The observer effect in quantum mechanics is well established: certain properties of subatomic particles—position, momentum, spin—exist in superposition until measured, at which point the wave function collapses into a definite state. This is not a limitation of our instruments. It is, as far as current physics can determine, a fundamental feature of reality. The act of observation participates in the creation of the observed.
The philosophical implications have been debated since the 1920s, primarily within epistemology (what can we know?) and ontology (what exists?). But there is a third domain that has received surprisingly little systematic attention: ethics. If observation plays a constitutive role in determining physical outcomes, then the decision to observe or not to observe is not merely an epistemic choice—it is, in a meaningful sense, a causal one. And causal choices fall within the domain of moral philosophy.

Consider a thought experiment, a variation on Schrodinger's cat that foregrounds the ethical dimension. Suppose a quantum system is prepared such that observation will collapse it into one of two states, one of which causes harm and one of which does not. Before observation, both outcomes exist in superposition. The observer has a choice: look, and determine the outcome; or do not look, and allow the superposition to persist. Is the refusal to observe morally different from the act of observation? If the act of looking participates in causing harm, does the observer bear responsibility?
Standard consequentialist ethics would say that moral weight attaches to outcomes, and that the observer should choose whatever action produces the best outcome. But in a quantum context, outcomes are not determined prior to observation—they are brought into existence by it. The consequentialist framework assumes a reality that precedes and is independent of our engagement with it. Quantum mechanics denies precisely this assumption.
Deontological approaches fare somewhat better. A Kantian might argue that the moral duty is to act according to a maxim that could be universalized, regardless of outcome. But this too presupposes a stable causal framework in which actions reliably produce predictable effects. In a quantum context, the same action (observation) can produce different effects depending on factors that are, in principle, indeterminate.

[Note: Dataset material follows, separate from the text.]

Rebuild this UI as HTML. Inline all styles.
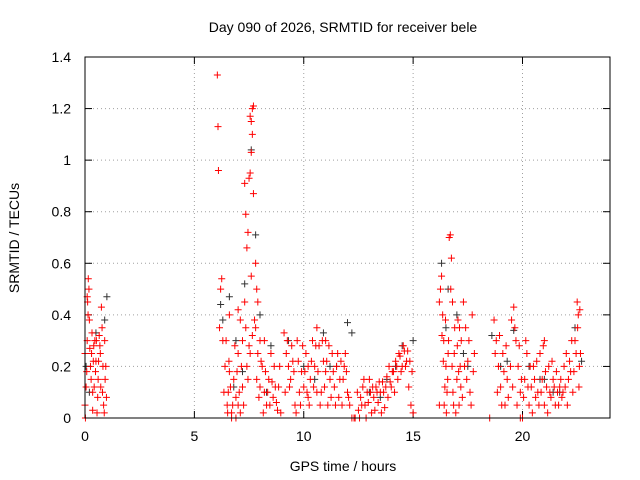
<!DOCTYPE html>
<html><head><meta charset="utf-8"><style>
body{margin:0;background:#fff}
svg{display:block;font-family:"Liberation Sans",sans-serif}
</style></head><body>
<svg width="640" height="480" id="chart">
<rect width="640" height="480" fill="#fff"/>
<text x="343" y="32" text-anchor="middle" font-size="14">Day 090 of 2026, SRMTID for receiver bele</text>
<text x="343" y="471" text-anchor="middle" font-size="14">GPS time / hours</text>
<text transform="translate(19,238) rotate(-90)" text-anchor="middle" font-size="14">SRMTID / TECUs</text>
<g id="grid"></g><g id="ticks"></g><g id="marks"></g>
<rect x="85" y="57" width="525" height="361" fill="none" stroke="#000"/>
</svg>
<script>
const xTicks=[0,5,10,15,20];
const yTicks=[0,0.2,0.4,0.6,0.8,1,1.2,1.4];
const yTickLabels=["0","0.2","0.4","0.6","0.8","1","1.2","1.4"];
const redT=[0,0.05,0.1,0.12,0.15,0.18,0.2,0.25,0.3,0.35,0.4,0.45,0.5,0.55,0.6,0.65,0.7,0.75,0.8,0.85,0.9,0.95,0.35,0,
6.05,6.08,6.1,6.2,6.25,6.3,6.4,6.5,6.55,6.6,6.7,6.8,6.9,7,7.1,7.2,7.3,7.35,7.4,7.45,7.5,7.55,7.6,7.65,7.7,7.65,7.6,7.55,7.7,7.8,7.85,7.9,8,8.1,8.2,8.3,8.4,8.5,8.6,8.7,8.8,8.9,7,7.2,7.4,7.5,7.8,8,8.2,6.6,7.1,
9.1,9.2,9.3,9.4,9.5,9.6,9.8,9.9,10,10.1,10.2,10.3,10.4,10.5,10.6,10.7,10.8,10.9,11,11.1,11.2,11.3,11.4,11.5,11.6,11.7,11.8,11.9,12,12.1,12.2,12.3,12.5,12.6,12.7,12.8,12.9,13,13.1,13.2,13.3,13.4,13.5,13.6,13.7,13.8,13.9,14,14.1,14.2,14.3,14.4,14.5,14.6,14.7,14.8,14.9,15,10.6,11,10.2,9.7,
16.2,16.3,16.35,16.4,16.5,16.55,16.6,16.65,16.7,16.75,16.8,16.9,17,17.1,17.15,17.2,17.3,17.4,17.5,17.6,17.7,17.8,16.2,16.45,16.85,17.05,
18.7,18.8,18.9,19,19.1,19.2,19.3,19.5,19.6,19.7,19.8,19.9,20,20.1,20.2,20.3,20.4,20.5,20.6,20.7,20.8,20.9,21,21.1,21.2,21.3,21.4,21.5,21.6,21.7,21.8,21.9,22,22.1,22.2,22.3,22.4,22.5,22.55,22.6,22.65,19.9,18.5,21];
const redV=[0.05,0.12,0.3,0.45,0.54,0.5,0.38,0.2,0.25,0.1,0.28,0.3,0.22,0.02,0.15,0.32,0.25,0.43,0.1,0.05,0.3,0.2,0.03,0.25,
1.33,1.13,0.96,0.5,0.54,0.3,0.2,0.05,0.1,0.4,0.02,0.15,0.08,0.25,0.38,0.3,0.91,0.79,0.66,0.72,0.93,1.17,1.15,1.2,1.21,1.1,1.03,0.95,0.87,0.6,0.5,0.45,0.3,0.2,0.1,0.05,0.15,0.25,0.08,0.12,0.03,0.2,0.05,0.12,0.2,0.28,0.35,0.12,0.3,0.18,0.02,
0.33,0.25,0.2,0.15,0.22,0.05,0.1,0.18,0.12,0.25,0.08,0.15,0.3,0.2,0.35,0.28,0.1,0.22,0.18,0.05,0.15,0.25,0.12,0.2,0.08,0.22,0.15,0.25,0.1,0.05,0,0,0.03,0.08,0.12,0.05,0.1,0.15,0.02,0.08,0.12,0.06,0.1,0.14,0.04,0.16,0.2,0.12,0.18,0.22,0.15,0.24,0.2,0.26,0.22,0.12,0.05,0.02,0.1,0.3,0.2,0.3,
0.45,0.55,0.4,0.3,0.2,0.1,0.25,0.7,0.71,0.62,0.45,0.35,0.15,0.05,0.2,0.3,0.45,0.35,0.22,0.1,0.4,0.25,0.05,0.12,0.05,0.38,
0.38,0.3,0.2,0.12,0.25,0.05,0.15,0.38,0.43,0.3,0.2,0.1,0,0.15,0.25,0.05,0.12,0.2,0.08,0.1,0.25,0.15,0.05,0.12,0.2,0.08,0.15,0.05,0.1,0.12,0.08,0.2,0.25,0.15,0.18,0.1,0.3,0.45,0.4,0.2,0.25,0,0,0.3];
const redT2=[0.02,0.08,0.22,0.28,0.32,0.38,0.42,0.48,0.52,0.58,0.62,0.68,0.72,0.78,0.82,0.88,0.92,0.98,0.14,0.1,
6.15,6.35,6.45,6.52,6.58,6.65,6.75,6.85,6.95,7.05,7.15,7.25,7.35,7.45,7.55,7.65,7.75,7.85,7.95,8.05,8.15,8.25,8.35,8.45,8.55,8.65,8.75,8.85,8.95,6.7,6.9,7.0,7.3,7.6,7.9,
9.15,9.25,9.35,9.45,9.55,9.65,9.75,9.85,9.95,10.05,10.15,10.25,10.35,10.45,10.55,10.65,10.75,10.85,10.95,11.05,11.15,11.25,11.35,11.45,11.55,11.65,11.75,11.85,11.95,12.05,12.45,12.55,12.65,12.75,12.85,12.95,13.05,13.15,13.25,13.35,13.45,13.55,13.65,13.75,13.85,13.95,14.05,14.15,14.25,14.35,14.45,14.55,14.65,14.75,14.85,14.95,12.35,
16.25,16.32,16.38,16.42,16.48,16.52,16.58,16.62,16.72,16.78,16.82,16.88,16.95,17.02,17.08,17.12,17.18,17.25,17.35,17.45,17.55,17.65,17.75,
18.75,18.85,18.95,19.05,19.15,19.25,19.35,19.45,19.55,19.65,19.75,19.85,19.95,20.05,20.15,20.25,20.35,20.45,20.55,20.65,20.75,20.85,20.95,21.05,21.15,21.25,21.35,21.45,21.55,21.65,21.75,21.85,21.95,22.05,22.15,22.25,22.35,22.45,22.52,22.58,22.62];
const redV2=[0,0.18,0.27,0.15,0.33,0.22,0.12,0.18,0.3,0.08,0.22,0.28,0.12,0.35,0.2,0.02,0.15,0.08,0.4,0.47,
0.35,0.1,0.3,0.02,0.22,0.12,0.05,0.28,0.18,0.1,0.2,0.05,0.35,0.15,0.25,0.32,0.38,0.15,0.08,0.22,0.02,0.18,0.1,0.05,0.14,0.2,0.06,0.12,0.02,0,0,0.42,0.45,0.55,0.25,
0.1,0.3,0.12,0.28,0.18,0.02,0.22,0.05,0.28,0.18,0.1,0.05,0.22,0.12,0.28,0.18,0.05,0.3,0.12,0.22,0.28,0.08,0.18,0.05,0.25,0.15,0.05,0.2,0.18,0.08,0.1,0,0.05,0.15,0,0.06,0.1,0.12,0.03,0.1,0.14,0.02,0.1,0.12,0.08,0.14,0.18,0.1,0.2,0.25,0.18,0.28,0.2,0.26,0.22,0.18,0,
0.5,0.32,0.22,0.05,0.38,0.02,0.15,0.3,0.5,0.2,0.1,0.25,0.02,0.28,0.18,0.35,0.12,0.08,0.2,0.15,0.3,0.05,0.18,
0.25,0.1,0.32,0.05,0.18,0.28,0.08,0.2,0.12,0.35,0.05,0.28,0.15,0.08,0.3,0.12,0.2,0.02,0.15,0.22,0.05,0.1,0.28,0.18,0.02,0.1,0.22,0.12,0.18,0.05,0.15,0.1,0.12,0.05,0.22,0.3,0.18,0.25,0.35,0.12,0.42];
const blackT=[0.05,0.2,0.5,0.9,1.0,6.2,6.3,6.6,6.9,7.3,7.6,7.8,8.0,8.5,9.3,10.0,10.9,11.5,12.0,12.2,13.0,13.8,14.5,15.0,16.3,16.6,17.0,17.5,18.6,19.0,19.6,20.3,21.0,21.7,22.4,22.7,6.8,7.2,8.3,10.5,11.2,13.5,14.2,16.5,17.3,19.3,20.8,21.4];
const blackV=[0.2,0.1,0.33,0.38,0.47,0.44,0.38,0.47,0.3,0.52,1.04,0.71,0.4,0.28,0.3,0.2,0.33,0.2,0.37,0.33,0.1,0.15,0.28,0.3,0.6,0.5,0.4,0.2,0.32,0.2,0.34,0.2,0.15,0.1,0.35,0.22,0.12,0.18,0.1,0.15,0.2,0.08,0.2,0.35,0.25,0.22,0.15,0.1];
const X=t=>85+t*(525/24), Y=v=>418-v*(361/1.4);
const NS="http://www.w3.org/2000/svg";
function mk(tag,attrs,parent){const e=document.createElementNS(NS,tag);for(const k in attrs)e.setAttribute(k,attrs[k]);parent.appendChild(e);return e;}
const grid=document.getElementById('grid'),ticks=document.getElementById('ticks'),marks=document.getElementById('marks');
xTicks.forEach(t=>{
 const g=mk('line',{x1:X(t),x2:X(t),y1:57,y2:418,stroke:'#a0a0a0','stroke-dasharray':'1,3'},grid);
 
 
 mk('line',{x1:X(t),x2:X(t),y1:418,y2:411,stroke:'#000'},ticks);
 mk('line',{x1:X(t),x2:X(t),y1:57,y2:64,stroke:'#000'},ticks);
 const l=mk('text',{x:X(t),y:441,'text-anchor':'middle','font-size':14},ticks);l.textContent=t;
 
 
});
yTicks.forEach((v,i)=>{
 const g=mk('line',{x1:85,x2:610,y1:Y(v),y2:Y(v),stroke:'#a0a0a0','stroke-dasharray':'1,3'},grid);
 
 
 mk('line',{x1:85,x2:92,y1:Y(v),y2:Y(v),stroke:'#000'},ticks);
 mk('line',{x1:603,x2:610,y1:Y(v),y2:Y(v),stroke:'#000'},ticks);
 const l=mk('text',{x:71,y:Y(v)+5,'text-anchor':'end','font-size':14},ticks);l.textContent=yTickLabels[i];
 
 
});
function plus(t,v,col,name){
 const x=X(t),y=Y(v);
 const p=mk('path',{d:`M${x-3.5},${y}H${x+3.5}M${x},${y-3.5}V${y+3.5}`,stroke:col,'stroke-width':1,fill:'none'},marks);
 
 
}
blackT.forEach((t,i)=>plus(t,blackV[i],'#333','black-point'));
redT.forEach((t,i)=>plus(t,redV[i],'#f00','red-point'));
redT2.forEach((t,i)=>plus(t,redV2[i],'#f00','red-point'));
</script>
</body></html>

These are not merely academic puzzles. As quantum technologies move from laboratory curiosities to practical applications—quantum computing, quantum cryptography, quantum sensing—the question of how moral reasoning applies to systems whose behavior is fundamentally probabilistic will become increasingly urgent. We are building machines whose operations cannot be described in the deterministic language that our ethical frameworks presuppose. The question is whether our ethics can adapt as rapidly as our engineering.